Scientists have been able to clone mice that have been dead for up to sixteen years. From the story:
Japanese scientists have cloned mice whose bodies were frozen for as long 16 years and said on Monday it may be possible to use the technique to resurrect mammoths and other extinct species. Mouse cloning expert Teruhiko Wakayama and colleagues at the Center for Developmental Biology, at Japan’s RIKEN research institute in Yokohama, managed to clone the mice even though their cells had burst. “Thus, nuclear transfer techniques could be used to ‘resurrect’ animals or maintain valuable genomic stocks from tissues frozen for prolonged periods without any cryopreservation,” they wrote in the Proceedings of the National Academy of Sciences.
Hmmm. Should we interfere with evolution by trying to bring back extinct species? Not sure about that.
But I do know that eventually scientists will want to turn these technologies at the human race:
Wakayama’s team dug out some mice that had been kept frozen for years and whose cells were indisputably damaged. Freezing causes cells to burst and can damage the DNA inside. Chemicals called cryoprotectants can prevent this but they must be used before the cells are frozen.

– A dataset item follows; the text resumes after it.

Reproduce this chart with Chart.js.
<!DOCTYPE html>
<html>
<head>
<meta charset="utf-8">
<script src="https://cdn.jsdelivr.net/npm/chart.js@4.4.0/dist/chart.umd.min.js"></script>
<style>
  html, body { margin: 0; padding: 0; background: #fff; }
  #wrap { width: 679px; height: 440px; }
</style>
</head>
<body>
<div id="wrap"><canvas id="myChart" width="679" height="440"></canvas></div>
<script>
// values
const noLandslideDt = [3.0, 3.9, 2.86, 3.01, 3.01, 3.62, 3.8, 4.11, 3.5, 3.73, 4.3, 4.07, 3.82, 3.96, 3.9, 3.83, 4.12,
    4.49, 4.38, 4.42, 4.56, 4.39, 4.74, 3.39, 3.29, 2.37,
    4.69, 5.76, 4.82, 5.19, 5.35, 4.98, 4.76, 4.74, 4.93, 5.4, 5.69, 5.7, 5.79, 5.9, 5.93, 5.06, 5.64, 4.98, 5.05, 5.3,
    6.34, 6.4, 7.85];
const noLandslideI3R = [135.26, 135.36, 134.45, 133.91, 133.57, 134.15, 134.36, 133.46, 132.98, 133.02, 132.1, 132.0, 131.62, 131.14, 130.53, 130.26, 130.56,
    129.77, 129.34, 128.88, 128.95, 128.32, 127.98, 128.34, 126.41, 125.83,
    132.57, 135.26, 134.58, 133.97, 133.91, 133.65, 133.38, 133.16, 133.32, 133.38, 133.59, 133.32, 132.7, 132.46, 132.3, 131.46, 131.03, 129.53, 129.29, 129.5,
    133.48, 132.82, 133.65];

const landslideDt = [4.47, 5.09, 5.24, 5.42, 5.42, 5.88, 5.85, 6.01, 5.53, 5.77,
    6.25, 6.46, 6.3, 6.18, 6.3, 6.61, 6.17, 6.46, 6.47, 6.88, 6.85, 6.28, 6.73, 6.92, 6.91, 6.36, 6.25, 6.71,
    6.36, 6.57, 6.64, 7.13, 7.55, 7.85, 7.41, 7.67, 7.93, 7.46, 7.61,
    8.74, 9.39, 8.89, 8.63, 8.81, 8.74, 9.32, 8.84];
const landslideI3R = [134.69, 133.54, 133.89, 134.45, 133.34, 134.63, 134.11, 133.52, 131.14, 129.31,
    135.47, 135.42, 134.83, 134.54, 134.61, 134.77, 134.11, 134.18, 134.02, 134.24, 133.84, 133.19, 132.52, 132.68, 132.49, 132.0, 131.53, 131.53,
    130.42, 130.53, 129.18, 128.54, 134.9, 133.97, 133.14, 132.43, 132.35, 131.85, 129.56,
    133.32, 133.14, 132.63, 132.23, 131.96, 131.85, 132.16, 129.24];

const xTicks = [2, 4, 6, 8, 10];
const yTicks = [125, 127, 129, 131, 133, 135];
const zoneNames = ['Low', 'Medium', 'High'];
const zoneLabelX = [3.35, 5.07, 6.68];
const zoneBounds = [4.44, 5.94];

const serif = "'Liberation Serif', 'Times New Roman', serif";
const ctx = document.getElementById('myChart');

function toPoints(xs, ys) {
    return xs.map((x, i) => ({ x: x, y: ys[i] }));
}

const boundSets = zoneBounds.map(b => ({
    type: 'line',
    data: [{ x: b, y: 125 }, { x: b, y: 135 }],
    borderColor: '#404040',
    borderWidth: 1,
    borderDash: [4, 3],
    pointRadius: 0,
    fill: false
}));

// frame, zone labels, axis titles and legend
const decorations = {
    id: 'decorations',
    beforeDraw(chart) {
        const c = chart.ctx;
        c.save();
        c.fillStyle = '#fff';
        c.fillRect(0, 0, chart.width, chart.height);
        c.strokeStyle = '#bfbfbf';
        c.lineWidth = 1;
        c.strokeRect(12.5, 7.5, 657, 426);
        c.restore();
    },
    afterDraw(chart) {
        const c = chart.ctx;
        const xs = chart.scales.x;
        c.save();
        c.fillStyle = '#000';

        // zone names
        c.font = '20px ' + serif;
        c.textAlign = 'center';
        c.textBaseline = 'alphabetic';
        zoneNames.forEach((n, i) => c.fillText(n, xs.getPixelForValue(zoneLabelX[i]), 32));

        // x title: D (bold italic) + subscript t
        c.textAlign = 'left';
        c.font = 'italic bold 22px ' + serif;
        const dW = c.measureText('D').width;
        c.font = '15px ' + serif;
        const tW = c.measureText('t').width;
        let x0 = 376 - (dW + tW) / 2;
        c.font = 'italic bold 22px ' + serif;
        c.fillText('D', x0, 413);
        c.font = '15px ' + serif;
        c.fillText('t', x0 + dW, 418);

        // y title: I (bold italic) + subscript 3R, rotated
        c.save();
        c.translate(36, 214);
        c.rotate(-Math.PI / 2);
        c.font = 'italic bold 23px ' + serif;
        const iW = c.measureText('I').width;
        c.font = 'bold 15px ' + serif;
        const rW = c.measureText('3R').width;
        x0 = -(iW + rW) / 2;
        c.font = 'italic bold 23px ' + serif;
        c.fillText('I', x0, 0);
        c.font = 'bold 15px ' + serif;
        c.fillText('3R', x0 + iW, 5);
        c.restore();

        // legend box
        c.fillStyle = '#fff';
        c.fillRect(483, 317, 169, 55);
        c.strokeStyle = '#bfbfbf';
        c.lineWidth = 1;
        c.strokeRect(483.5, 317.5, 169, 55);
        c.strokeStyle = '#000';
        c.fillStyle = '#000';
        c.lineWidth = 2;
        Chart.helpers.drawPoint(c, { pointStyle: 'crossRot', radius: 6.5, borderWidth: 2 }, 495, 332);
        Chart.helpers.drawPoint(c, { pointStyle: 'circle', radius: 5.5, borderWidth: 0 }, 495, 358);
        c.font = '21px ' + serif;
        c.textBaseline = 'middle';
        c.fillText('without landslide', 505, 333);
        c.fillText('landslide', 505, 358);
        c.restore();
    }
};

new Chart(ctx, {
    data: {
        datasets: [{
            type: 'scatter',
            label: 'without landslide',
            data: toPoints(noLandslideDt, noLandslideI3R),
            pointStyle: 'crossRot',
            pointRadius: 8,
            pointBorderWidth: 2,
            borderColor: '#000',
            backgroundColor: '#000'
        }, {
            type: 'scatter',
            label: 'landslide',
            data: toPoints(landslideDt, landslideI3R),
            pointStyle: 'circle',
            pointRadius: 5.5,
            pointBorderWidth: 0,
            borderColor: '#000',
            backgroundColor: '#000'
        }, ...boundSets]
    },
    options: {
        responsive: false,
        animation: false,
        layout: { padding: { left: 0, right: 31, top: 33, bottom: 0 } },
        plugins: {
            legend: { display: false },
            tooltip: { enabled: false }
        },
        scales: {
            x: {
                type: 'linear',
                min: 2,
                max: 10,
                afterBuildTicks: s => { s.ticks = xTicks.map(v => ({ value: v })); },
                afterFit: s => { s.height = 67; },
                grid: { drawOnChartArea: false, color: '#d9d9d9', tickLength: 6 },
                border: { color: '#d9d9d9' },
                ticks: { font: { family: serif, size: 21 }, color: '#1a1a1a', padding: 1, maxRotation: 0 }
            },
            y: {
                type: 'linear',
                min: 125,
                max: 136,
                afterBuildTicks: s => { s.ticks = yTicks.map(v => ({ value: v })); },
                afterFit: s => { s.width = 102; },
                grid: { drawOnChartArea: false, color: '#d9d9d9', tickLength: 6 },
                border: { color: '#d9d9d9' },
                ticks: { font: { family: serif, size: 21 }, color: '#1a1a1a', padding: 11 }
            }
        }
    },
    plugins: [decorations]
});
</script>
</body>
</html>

They tried using cells from several places and discovered that the brains worked best. This is a bit of a mystery, as no one has yet cloned any living mouse from a brain cell.

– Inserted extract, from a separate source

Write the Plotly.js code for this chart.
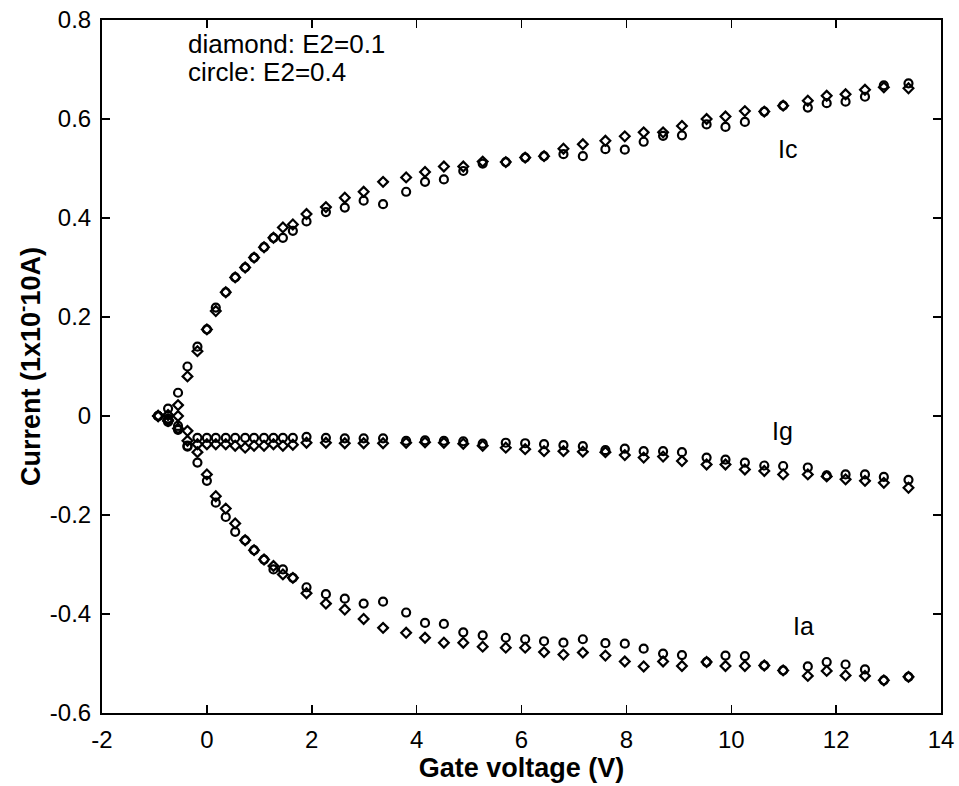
<!DOCTYPE html>
<html>
<head>
<meta charset="utf-8">
<script src="https://cdn.plot.ly/plotly-3.0.1.min.js"></script>
<style>
  html, body { margin: 0; padding: 0; background: #fff; }
  #chart { width: 959px; height: 786px; }
</style>
</head>
<body>
<div id="chart"></div>
<script>
// Gate voltage sweep (V), shared by every measured current
const gateV = [-0.93, -0.74, -0.55, -0.37, -0.18, 0, 0.17, 0.36, 0.54, 0.73, 0.90, 1.09, 1.27, 1.45, 1.64,
  1.90, 2.27, 2.63, 2.99, 3.36, 3.80, 4.16, 4.52, 4.89, 5.26, 5.70, 6.07, 6.43, 6.80, 7.17, 7.60,
  7.97, 8.33, 8.70, 9.06, 9.53, 9.89, 10.26, 10.63, 10.99, 11.46, 11.82, 12.18, 12.55, 12.91, 13.38];

// Collector current Ic (1e-10 A)
const icE2low = [0, 0.002, 0.022, 0.08, 0.131, 0.175, 0.212, 0.25, 0.28, 0.30, 0.32, 0.341, 0.36, 0.381, 0.387,
  0.408, 0.422, 0.441, 0.453, 0.473, 0.482, 0.493, 0.504, 0.504, 0.514, 0.513, 0.522, 0.525, 0.540, 0.549, 0.556,
  0.565, 0.573, 0.573, 0.586, 0.600, 0.605, 0.616, 0.615, 0.627, 0.637, 0.647, 0.650, 0.659, 0.664, 0.662];
const icE2high = [0, 0.015, 0.047, 0.10, 0.14, 0.175, 0.219, 0.25, 0.28, 0.30, 0.32, 0.341, 0.36, 0.36, 0.374,
  0.393, 0.412, 0.421, 0.435, 0.428, 0.453, 0.473, 0.478, 0.495, 0.510, 0.513, 0.522, 0.525, 0.529, 0.525, 0.539,
  0.538, 0.554, 0.566, 0.567, 0.589, 0.584, 0.594, 0.615, 0.627, 0.623, 0.632, 0.635, 0.645, 0.668, 0.672];

// Gate current Ig (1e-10 A)
const igE2low = [0, -0.01, -0.025, -0.05, -0.057, -0.057, -0.057, -0.057, -0.06, -0.064, -0.06, -0.06, -0.057, -0.06, -0.058,
  -0.054, -0.054, -0.055, -0.055, -0.055, -0.054, -0.053, -0.054, -0.056, -0.06, -0.064, -0.067, -0.071, -0.071, -0.072, -0.073,
  -0.079, -0.084, -0.082, -0.091, -0.098, -0.098, -0.108, -0.111, -0.118, -0.118, -0.122, -0.128, -0.131, -0.135, -0.145];
const igE2high = [0, -0.005, -0.02, -0.06, -0.044, -0.044, -0.044, -0.044, -0.044, -0.044, -0.044, -0.044, -0.044, -0.044, -0.044,
  -0.042, -0.044, -0.045, -0.045, -0.045, -0.05, -0.049, -0.05, -0.051, -0.056, -0.054, -0.055, -0.057, -0.059, -0.061, -0.069,
  -0.066, -0.071, -0.071, -0.073, -0.084, -0.088, -0.094, -0.10, -0.101, -0.104, -0.12, -0.118, -0.118, -0.123, -0.129];

// Anode current Ia (1e-10 A)
const iaE2low = [0, -0.008, 0.0, -0.03, -0.073, -0.118, -0.162, -0.187, -0.217, -0.251, -0.271, -0.29, -0.303, -0.32, -0.327,
  -0.358, -0.379, -0.391, -0.41, -0.428, -0.438, -0.448, -0.458, -0.458, -0.466, -0.468, -0.468, -0.477, -0.482, -0.478, -0.484,
  -0.496, -0.506, -0.496, -0.505, -0.497, -0.505, -0.505, -0.504, -0.514, -0.525, -0.515, -0.524, -0.525, -0.534, -0.527];
const iaE2high = [0, -0.012, -0.028, -0.062, -0.094, -0.131, -0.175, -0.204, -0.234, -0.251, -0.271, -0.29, -0.31, -0.31, -0.327,
  -0.346, -0.36, -0.369, -0.379, -0.375, -0.397, -0.418, -0.42, -0.437, -0.443, -0.448, -0.451, -0.455, -0.458, -0.451, -0.459,
  -0.46, -0.47, -0.48, -0.483, -0.497, -0.484, -0.485, -0.504, -0.514, -0.506, -0.497, -0.502, -0.512, -0.534, -0.527];

// Axis ticks
const xTickVals = [-2, 0, 2, 4, 6, 8, 10, 12, 14];
const xTickText = ['-2', '0', '2', '4', '6', '8', '10', '12', '14'];
const yTickVals = [-0.6, -0.4, -0.2, 0, 0.2, 0.4, 0.6, 0.8];
const yTickText = ['-0.6', '-0.4', '-0.2', '0', '0.2', '0.4', '0.6', '0.8'];

const FONT = 'Liberation Sans, Arial, Helvetica, sans-serif';

function series(y, symbol) {
  return {
    x: gateV, y: y, type: 'scatter', mode: 'markers', showlegend: false,
    hoverinfo: 'x+y',
    marker: {
      symbol: symbol,
      size: symbol === 'diamond-open' ? 7.5 : 8,
      color: '#000',
      line: { color: '#000', width: 2.2 }
    }
  };
}

const traces = [
  series(icE2low, 'diamond-open'), series(icE2high, 'circle-open'),
  series(igE2low, 'diamond-open'), series(igE2high, 'circle-open'),
  series(iaE2low, 'diamond-open'), series(iaE2high, 'circle-open')
];

const axisCommon = {
  showgrid: false, zeroline: false,
  showline: true, linecolor: '#000', linewidth: 2,
  mirror: 'ticks', ticks: 'inside', ticklen: 8, tickwidth: 1.5, tickcolor: '#000',
  tickfont: { family: FONT, size: 24, color: '#000' }
};

const layout = {
  width: 959, height: 786,
  margin: { l: 102, r: 18, t: 20, b: 73 },
  paper_bgcolor: '#fff', plot_bgcolor: '#fff',
  font: { family: FONT, color: '#000' },
  xaxis: Object.assign({}, axisCommon, {
    range: [-2, 14], tickmode: 'array', tickvals: xTickVals, ticktext: xTickText,
    ticklabelstandoff: 4,
    title: { text: '<b>Gate voltage (V)</b>', font: { family: FONT, size: 27, color: '#000' }, standoff: 4 }
  }),
  yaxis: Object.assign({}, axisCommon, {
    range: [-0.6, 0.8], tickmode: 'array', tickvals: yTickVals, ticktext: yTickText,
    ticklabelstandoff: 4,
    title: { text: '<b>Current (1x10<sup>-</sup>10A)</b>', font: { family: FONT, size: 27, color: '#000' }, standoff: 1 }
  }),
  annotations: [
    { xref: 'paper', yref: 'paper', x: 0.1, y: 0.966, xanchor: 'left', yanchor: 'middle',
      text: 'diamond: E2=0.1', showarrow: false, font: { family: FONT, size: 26, color: '#000' } },
    { xref: 'paper', yref: 'paper', x: 0.1, y: 0.925, xanchor: 'left', yanchor: 'middle',
      text: 'circle: E2=0.4', showarrow: false, font: { family: FONT, size: 26, color: '#000' } },
    { xref: 'x', yref: 'y', x: 11.08, y: 0.539, text: 'Ic', showarrow: false,
      font: { family: FONT, size: 25, color: '#000' } },
    { xref: 'x', yref: 'y', x: 10.98, y: -0.031, text: 'Ig', showarrow: false,
      font: { family: FONT, size: 25, color: '#000' } },
    { xref: 'x', yref: 'y', x: 11.37, y: -0.425, text: 'Ia', showarrow: false,
      font: { family: FONT, size: 25, color: '#000' } }
  ]
};

Plotly.newPlot('chart', traces, layout, { displayModeBar: false, staticPlot: true });
</script>
</body>
</html>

Many animals have been cloned, starting with sheep, and including pigs, cattle, mice and dogs. Livestock breeders want to use cloning to start elite herds of desirable animals, and doctors want to use cloning technology in human medicine.

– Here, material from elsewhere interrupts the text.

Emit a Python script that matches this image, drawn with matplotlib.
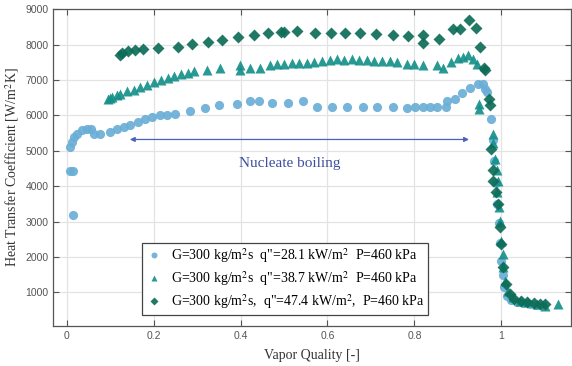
import matplotlib
matplotlib.use("Agg")
import matplotlib.pyplot as plt

# G=300 kg/m2s, q"=28.1 kW/m2
x_q28 = [0.014, 0.008, 0.014, 0.008, 0.012, 0.016, 0.023, 0.035, 0.046, 0.055, 0.064, 0.077,
         0.100, 0.115, 0.131, 0.146, 0.165, 0.180, 0.196, 0.215, 0.230, 0.249, 0.284, 0.318,
         0.351, 0.391, 0.422, 0.443, 0.472, 0.510, 0.543, 0.575, 0.611, 0.646, 0.681, 0.714,
         0.750, 0.782, 0.801, 0.820, 0.837, 0.853, 0.872, 0.874, 0.893, 0.910, 0.929, 0.947,
         0.958, 0.962, 0.966, 0.977, 0.980, 0.984, 0.987, 0.990, 0.994, 0.997, 1.000, 1.003,
         1.006, 1.012, 1.022, 1.035, 1.050, 1.065, 1.080]
h_q28 = [3200, 4420, 4440, 5100, 5240, 5385, 5480, 5575, 5620, 5610, 5480, 5480,
         5525, 5620, 5670, 5715, 5810, 5905, 5950, 6000, 6000, 6045, 6120, 6205,
         6280, 6330, 6400, 6420, 6355, 6355, 6400, 6235, 6235, 6235, 6250, 6235,
         6235, 6215, 6235, 6250, 6250, 6250, 6250, 6420, 6470, 6630, 6780, 6895,
         6895, 6750, 6660, 5885, 5300, 4700, 4100, 3500, 2950, 2400, 1900, 1500,
         1150, 900, 780, 720, 690, 660, 650]

# G=300 kg/m2s, q"=38.7 kW/m2
x_q38 = [0.096, 0.100, 0.105, 0.115, 0.123, 0.138, 0.154, 0.169, 0.184, 0.202, 0.217, 0.233,
         0.247, 0.262, 0.278, 0.294, 0.322, 0.353, 0.399, 0.399, 0.422, 0.445, 0.467, 0.483,
         0.500, 0.518, 0.534, 0.552, 0.570, 0.587, 0.606, 0.621, 0.638, 0.656, 0.672, 0.690,
         0.708, 0.725, 0.744, 0.759, 0.782, 0.799, 0.820, 0.851, 0.866, 0.885, 0.900, 0.912,
         0.924, 0.935, 0.944, 0.949, 0.949, 0.980, 0.982, 0.985, 0.989, 0.990, 0.993, 0.995,
         0.997, 1.000, 1.003, 1.004, 1.008, 1.016, 1.027, 1.043, 1.062, 1.081, 1.100, 1.130]
h_q38 = [6470, 6490, 6515, 6565, 6610, 6680, 6725, 6800, 6865, 6940, 7005, 7065,
         7110, 7160, 7205, 7250, 7290, 7345, 7410, 7270, 7350, 7350, 7410, 7460,
         7460, 7480, 7480, 7490, 7505, 7535, 7555, 7580, 7575, 7580, 7575, 7555,
         7535, 7535, 7535, 7505, 7460, 7460, 7420, 7420, 7340, 7510, 7620, 7660,
         7700, 7600, 7440, 6330, 6190, 5480, 5220, 4775, 4445, 3830, 4160, 3405,
         3030, 2460, 2085, 1710, 1330, 1050, 860, 765, 720, 670, 625, 670]

# G=300 kg/m2s, q"=47.4 kW/m2
x_q47 = [0.123, 0.128, 0.142, 0.157, 0.175, 0.210, 0.256, 0.288, 0.326, 0.357, 0.395, 0.432,
         0.464, 0.493, 0.501, 0.529, 0.571, 0.608, 0.640, 0.675, 0.711, 0.750, 0.785, 0.820,
         0.820, 0.857, 0.888, 0.906, 0.926, 0.941, 0.951, 0.961, 0.962, 0.972, 0.974, 0.977,
         0.980, 0.982, 0.987, 0.993, 0.997, 1.000, 1.004, 1.010, 1.020, 1.030, 1.045, 1.060,
         1.075, 1.090, 1.100]
h_q47 = [7700, 7760, 7820, 7860, 7885, 7900, 7940, 8025, 8070, 8130, 8215, 8270,
         8320, 8355, 8355, 8380, 8325, 8330, 8330, 8320, 8290, 8270, 8250, 8270,
         8035, 8150, 8430, 8430, 8685, 8460, 7920, 7340, 7290, 6460, 6300, 5055,
         4445, 4160, 3830, 3500, 2840, 2370, 1710, 1235, 955, 820, 760, 720,
         700, 680, 660]

labels = [
    'G=300 kg/m$^2$s  q"=28.1 kW/m$^2$  P=460 kPa',
    'G=300 kg/m$^2$s  q"=38.7 kW/m$^2$  P=460 kPa',
    'G=300 kg/m$^2$s,  q"=47.4 kW/m$^2$,  P=460 kPa',
]
x_ticks = [0, 0.2, 0.4, 0.6, 0.8, 1]
y_ticks = [1000, 2000, 3000, 4000, 5000, 6000, 7000, 8000, 9000]

plt.rcParams["mathtext.fontset"] = "stix"
serif = ["Liberation Serif", "DejaVu Serif"]

fig = plt.figure(figsize=(5.72, 3.66), dpi=100)
ax = fig.add_axes([0.093, 0.11, 0.905, 0.865])

ax.plot(x_q28, h_q28, "o", color="#6aaed6", ms=6.6, mec="none", alpha=0.92, label=labels[0])
ax.plot(x_q38, h_q38, "^", color="#17908a", ms=7.2, mec="none", alpha=0.92, label=labels[1])
ax.plot(x_q47, h_q47, "D", color="#0d6d58", ms=6.3, mec="none", alpha=0.92, label=labels[2])

# nucleate boiling region
ax.annotate("", xy=(0.932, 5320), xytext=(0.139, 5320),
            arrowprops=dict(arrowstyle="<|-|>", color="#4a62b8", lw=0.9, mutation_scale=7))
ax.text(0.514, 4640, "Nucleate boiling", color="#3d4fa0", fontsize=11,
        family=serif, ha="center", va="center")

ax.set_xlim(-0.031, 1.16)
ax.set_ylim(60, 9000)
ax.set_xticks(x_ticks)
ax.set_xticklabels(["0", "0.2", "0.4", "0.6", "0.8", "1"])
ax.set_yticks(y_ticks)
ax.grid(True, color="#e3e3e3", lw=0.9)
ax.set_axisbelow(True)
ax.tick_params(direction="in", top=True, right=True, length=4, width=0.8,
               color="#555555", labelcolor="#555555", labelsize=7.5)
for lab in ax.get_xticklabels() + ax.get_yticklabels():
    lab.set_family("Liberation Sans")
for sp in ax.spines.values():
    sp.set_color("#555555")
    sp.set_linewidth(0.9)

ax.set_xlabel("Vapor Quality [-]", family=serif, fontsize=10, color="#333333", labelpad=6)
ax.set_ylabel("Heat Transfer Coefficient [W/m$^2$K]", family=serif, fontsize=10,
              color="#333333", labelpad=3)

leg = ax.legend(loc="lower left", bbox_to_anchor=(0.172, 0.035), borderaxespad=0,
                prop={"family": serif, "size": 10}, markerscale=0.65, handlelength=1.2,
                handletextpad=0.6, labelspacing=0.3, fancybox=False, framealpha=1,
                edgecolor="#444444", borderpad=0.25)
leg.get_frame().set_linewidth(0.9)

fig.savefig("out.png", dpi=100)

“There is hope in bringing Ted Williams back, after all,” cloning and stem cell expert John Gearhart of the University of Pennsylvania said in an e-mail. The family of Williams, the Boston Red Sox hitter, had his body frozen by cryogenics firm Alcor after he died in 2002.
Gearhart was only half-joking and said the study “may now stimulate the small industry of freezing parts of us before we die to bring us back in the future.”
Of course “we” wouldn’t be back, it would be our near-identical twins who would be their own individuals. I am beginning to be glad I won’t be here one hundred years from now.